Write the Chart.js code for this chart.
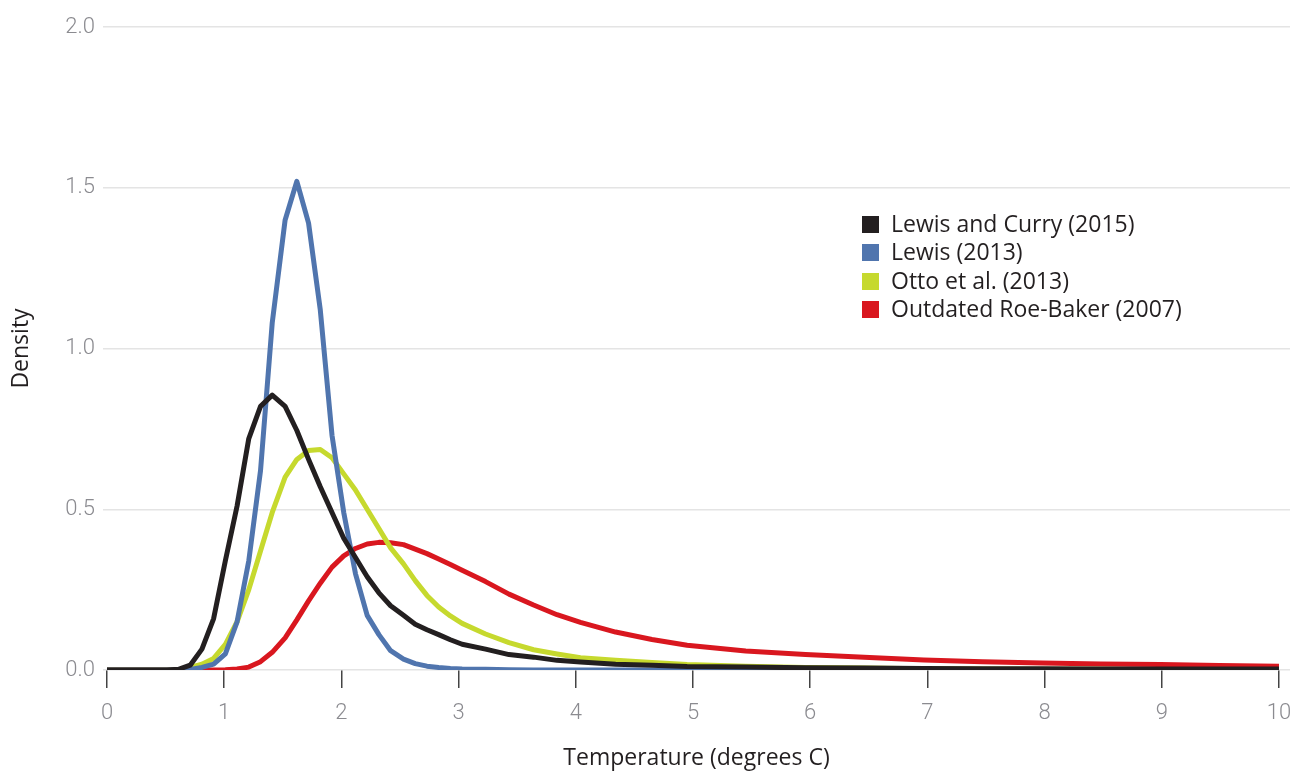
<!DOCTYPE html>
<html>
<head>
<meta charset="utf-8">
<title>Climate sensitivity densities</title>
<script src="https://cdn.jsdelivr.net/npm/chart.js@4.4.1/dist/chart.umd.min.js"></script>
<style>
    html, body { margin: 0; padding: 0; background: #fff; }
    #wrap { position: relative; width: 1294px; height: 772px; }
    #legend {
        position: absolute; left: 862px; top: 209px;
        font-family: "Open Sans", sans-serif; font-size: 23px; color: #231f20;
        line-height: 28.4px;
    }
    #legend .box { display: inline-block; width: 17px; height: 17px; margin-right: 12px; vertical-align: -1px; }
</style>
</head>
<body>
<div id="wrap">
    <canvas id="myChart" width="1294" height="772"></canvas>
    <div id="legend"></div>
</div>
<script>
// temperature grid (degrees C)
var temps = [0, 0.51, 0.61, 0.71, 0.81, 0.91, 1.01, 1.11, 1.21, 1.31, 1.41, 1.52, 1.62, 1.72, 1.82, 1.92,
    2.02, 2.12, 2.22, 2.32, 2.42, 2.53, 2.63, 2.73, 2.83, 2.93, 3.03, 3.23, 3.43, 3.64, 3.84, 4.04,
    4.34, 4.65, 4.95, 5.45, 5.96, 6.46, 6.97, 7.47, 7.98, 8.48, 8.99, 9.49, 10];

var lewisCurry2015 = [0, 0, 0.002, 0.015, 0.065, 0.16, 0.34, 0.51, 0.72, 0.82, 0.855, 0.82, 0.745, 0.655, 0.57, 0.49,
    0.41, 0.35, 0.29, 0.24, 0.2, 0.17, 0.142, 0.125, 0.11, 0.094, 0.08, 0.065, 0.048, 0.04, 0.03, 0.025,
    0.018, 0.015, 0.011, 0.009, 0.007, 0.006, 0.005, 0.004, 0.004, 0.003, 0.003, 0.003, 0.003];

var lewis2013 = [0, 0, 0, 0.002, 0.008, 0.018, 0.05, 0.15, 0.34, 0.62, 1.08, 1.4, 1.52, 1.39, 1.12, 0.73,
    0.49, 0.3, 0.17, 0.11, 0.06, 0.034, 0.02, 0.012, 0.008, 0.005, 0.003, 0.002, 0.001, 0, 0, 0,
    0, 0, 0, 0, 0, 0, 0, 0, 0, 0, 0, 0, 0];

var otto2013 = [0, 0, 0, 0.008, 0.018, 0.036, 0.08, 0.15, 0.25, 0.37, 0.49, 0.6, 0.655, 0.683, 0.686, 0.66,
    0.61, 0.56, 0.5, 0.44, 0.38, 0.33, 0.278, 0.232, 0.196, 0.168, 0.145, 0.112, 0.085, 0.063, 0.05, 0.038,
    0.03, 0.023, 0.017, 0.012, 0.008, 0.006, 0.004, 0.003, 0.002, 0.002, 0.001, 0.001, 0.001];

var roeBaker2007 = [0, 0, 0, 0, 0, 0, 0.001, 0.003, 0.009, 0.026, 0.055, 0.1, 0.156, 0.215, 0.27, 0.32,
    0.355, 0.378, 0.392, 0.397, 0.396, 0.39, 0.376, 0.362, 0.345, 0.328, 0.31, 0.275, 0.236, 0.202, 0.172, 0.148,
    0.118, 0.095, 0.077, 0.059, 0.048, 0.04, 0.031, 0.026, 0.022, 0.019, 0.017, 0.014, 0.012];

var seriesNames = ["Lewis and Curry (2015)", "Lewis (2013)", "Otto et al. (2013)", "Outdated Roe-Baker (2007)"];
var seriesColors = ["#231f20", "#5075ae", "#c6d92e", "#d9171f"];
var seriesValues = [lewisCurry2015, lewis2013, otto2013, roeBaker2007];

var xTicks = [0, 1, 2, 3, 4, 5, 6, 7, 8, 9, 10];
var yTicks = [0, 0.5, 1.0, 1.5, 2.0];

function toPoints(values) {
    return temps.map(function (t, i) { return { x: t, y: values[i] }; });
}

window.onload = function () {
    var ctx = document.getElementById("myChart").getContext("2d");
    var datasets = seriesValues.map(function (vals, i) {
        return {
            label: seriesNames[i],
            data: toPoints(vals),
            borderColor: seriesColors[i],
            backgroundColor: seriesColors[i],
            borderWidth: 5,
            pointRadius: 0,
            tension: 0,
            borderJoinStyle: "round",
            fill: false,
        };
    });

    var myChart = new Chart(ctx, {
        type: "line",
        data: { datasets: datasets },
        options: {
            responsive: false,
            animation: false,
            layout: { padding: { top: 27, right: 4, left: 0, bottom: 0 } },
            plugins: { legend: { display: false }, tooltip: { enabled: false } },
            scales: {
                x: {
                    type: "linear",
                    min: -0.034,
                    max: 10.094,
                    afterBuildTicks: function (scale) {
                        scale.ticks = xTicks.map(function (v) { return { value: v }; });
                    },
                    afterFit: function (scale) {
                        scale.height = 102;
                        scale.paddingLeft = 0;
                        scale.paddingRight = 0;
                    },
                    border: { display: false },
                    grid: { drawOnChartArea: false, drawTicks: true, tickLength: 18, color: "#444", lineWidth: 1.5 },
                    ticks: {
                        color: "#8b8b90",
                        font: { family: "Roboto", size: 22, weight: "300" },
                        padding: 12,
                        callback: function (v) { return String(v); },
                    },
                    title: {
                        display: true,
                        text: "Temperature (degrees C)",
                        color: "#231f20",
                        font: { family: "Open Sans", size: 23 },
                        padding: { top: 2, bottom: 0 },
                    },
                },
                y: {
                    min: 0,
                    max: 2.0,
                    afterBuildTicks: function (scale) {
                        scale.ticks = yTicks.map(function (v) { return { value: v }; });
                    },
                    afterFit: function (scale) { scale.width = 103; },
                    border: { display: false },
                    grid: { color: "#e4e4e4", lineWidth: 1.5, drawTicks: false },
                    ticks: {
                        color: "#8b8b90",
                        font: { family: "Roboto", size: 22, weight: "300" },
                        padding: 8,
                        callback: function (v) { return v.toFixed(1); },
                    },
                    title: {
                        display: true,
                        text: "Density",
                        color: "#231f20",
                        font: { family: "Open Sans", size: 23 },
                        padding: { top: 8, bottom: 0 },
                    },
                },
            },
        },
    });

    var legend = document.getElementById("legend");
    myChart.data.datasets.forEach(function (ds) {
        var row = document.createElement("div");
        var box = document.createElement("span");
        box.className = "box";
        box.style.background = ds.borderColor;
        row.appendChild(box);
        row.appendChild(document.createTextNode(ds.label));
        legend.appendChild(row);
    });
};
</script>
</body>
</html>
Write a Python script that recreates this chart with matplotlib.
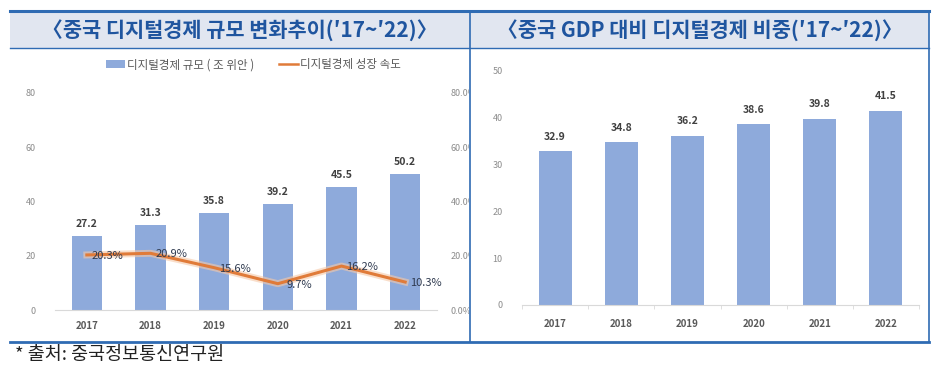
import numpy as np
import matplotlib.pyplot as plt
from matplotlib.patches import Rectangle, Patch
from matplotlib.lines import Line2D
from matplotlib.transforms import Bbox, TransformedBbox

plt.rcParams['font.family'] = ['Noto Sans CJK KR', 'DejaVu Sans']

# données
annees = ['2017', '2018', '2019', '2020', '2021', '2022']
taille = [27.2, 31.3, 35.8, 39.2, 45.5, 50.2]          # 조 위안
croissance = [20.3, 20.9, 15.6, 9.7, 16.2, 10.3]       # %
part_pib = [32.9, 34.8, 36.2, 38.6, 39.8, 41.5]        # %

titre_g = '〈중국 디지털경제 규모 변화추이(′17~′22)〉'
titre_d = '〈중국 GDP 대비 디지털경제 비중(′17~′22)〉'
source = '* 출처: 중국정보통신연구원'

W, H = 935, 366
BLEU_BARRE = '#8eaadb'
ORANGE = '#e07b39'
BORD = '#2f6bb3'
BANDE = '#e1e6f0'
GRIS = '#8c8c8c'


def px_axes(fig, x0, y0, x1, y1):
    # coordonnées pixels (origine en haut à gauche) -> axes
    return fig.add_axes([x0 / W, 1 - y1 / H, (x1 - x0) / W, (y1 - y0) / H])


def fy(y):
    return 1 - y / H


fig = plt.figure(figsize=(W / 100, H / 100), dpi=100)

# cadres et bandeaux de titre
for (x0, x1, titre) in [(10, 470, titre_g), (470, 929, titre_d)]:
    fig.patches.append(Rectangle((x0 / W, fy(48)), (x1 - x0) / W, (48 - 11) / H,
                                 transform=fig.transFigure, facecolor=BANDE,
                                 edgecolor='none', zorder=0))
    fig.text((x0 + x1) / 2 / W, fy(30), titre, ha='center', va='center',
             fontsize=15, color='#1f559f', fontweight='bold')

fig.add_artist(Line2D([10 / W, 929 / W], [fy(10.5), fy(10.5)], color=BORD, lw=2.2))
fig.add_artist(Line2D([10 / W, 929 / W], [fy(48), fy(48)], color=BORD, lw=1.0))
fig.add_artist(Line2D([10 / W, 929 / W], [fy(342), fy(342)], color=BORD, lw=2.0))
fig.add_artist(Line2D([470 / W, 470 / W], [fy(11), fy(342)], color=BORD, lw=1.2))
fig.add_artist(Line2D([929 / W, 929 / W], [fy(11), fy(342)], color=BORD, lw=1.2))

fig.text(15 / W, fy(355), source, ha='left', va='center', fontsize=13.3, color='#222222')

x = np.arange(len(annees))

# ---- graphique gauche ----
ax = px_axes(fig, 55, 93, 437, 310)
ax.bar(x, taille, width=0.48, color=BLEU_BARRE, zorder=2)
for xi, v in zip(x, taille):
    ax.text(xi, v + 2.5, f'{v:.1f}', ha='center', va='bottom', fontsize=7.5,
            fontweight='bold', color='#404040')
ax.set_xlim(-0.5, 5.5)
ax.set_ylim(0, 80)
ax.set_yticks([0, 20, 40, 60, 80])
ax.set_xticks(x)
ax.set_xticklabels(annees, fontsize=7, fontweight='bold', color='#595959')
ax.tick_params(axis='y', labelsize=6.5, labelcolor=GRIS, length=0, pad=14)
ax.tick_params(axis='x', length=0, pad=8)
for s in ['top', 'right', 'left']:
    ax.spines[s].set_visible(False)
ax.spines['bottom'].set_color('#d9d9d9')

ax2 = ax.twinx()
ax2.plot(x, croissance, color='#f6c9a8', lw=5, alpha=0.6, zorder=3)
ax2.plot(x, croissance, color=ORANGE, lw=2.2, zorder=4)
for xi, v in zip(x, croissance):
    ax2.annotate(f'{v:.1f}%', (xi, v), xytext=(21, -1), textcoords='offset pixels',
                 ha='center', va='center', fontsize=8, color='#2f3a4f', zorder=5)
ax2.set_ylim(0, 80)
ax2.set_yticks([0, 20, 40, 60, 80])
ax2.set_yticklabels([f'{t:.1f}%' for t in [0, 20, 40, 60, 80]])
ax2.tick_params(axis='y', labelsize=6.5, labelcolor=GRIS, length=0, pad=10)
for s in ax2.spines.values():
    s.set_visible(False)
# les étiquettes de droite sont coupées par le cadre
coupe = TransformedBbox(Bbox([[0, 0], [469 / W, 1]]), fig.transFigure)
for t in ax2.get_yticklabels():
    t.set_clip_on(True)
    t.set_clip_box(coupe)

poignees = [Patch(facecolor=BLEU_BARRE, edgecolor='none'),
            Line2D([0], [0], color=ORANGE, lw=1.8)]
ax.legend(poignees, ['디지털경제 규모 ( 조 위안 )', '디지털경제 성장 속도'],
          loc='center', bbox_to_anchor=(0.52, 1.13), ncol=2, frameon=False,
          fontsize=8.3, labelcolor='#595959', handlelength=1.6, handletextpad=0.2,
          columnspacing=2.2)

# ---- graphique droit ----
bx = px_axes(fig, 522, 71, 919, 305)
bx.bar(x, part_pib, width=0.5, color=BLEU_BARRE, zorder=2)
for xi, v in zip(x, part_pib):
    bx.text(xi, v + 2.0, f'{v:.1f}', ha='center', va='bottom', fontsize=7.5,
            fontweight='bold', color='#404040')
bx.set_xlim(-0.5, 5.5)
bx.set_ylim(0, 50)
bx.set_yticks([0, 10, 20, 30, 40, 50])
bx.set_xticks(x)
bx.set_xticklabels(annees, fontsize=7, fontweight='bold', color='#595959')
bx.set_xticks(np.arange(-0.5, 6, 1), minor=True)
bx.tick_params(axis='y', labelsize=6.5, labelcolor=GRIS, length=0, pad=14)
bx.tick_params(axis='x', which='major', length=0, pad=10)
bx.tick_params(axis='x', which='minor', length=3, color='#d9d9d9')
for s in ['top', 'right', 'left']:
    bx.spines[s].set_visible(False)
bx.spines['bottom'].set_color('#d9d9d9')

fig.savefig('out.png', dpi=100)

*Work to be completed*
List every line above containing the word "script".

*Output of the task*
<script src="https://cdn.jsdelivr.net/npm/chart.js@4.4.1/dist/chart.umd.min.js"></script>
<script>
</script>
Write a Python script that recreates this chart with matplotlib.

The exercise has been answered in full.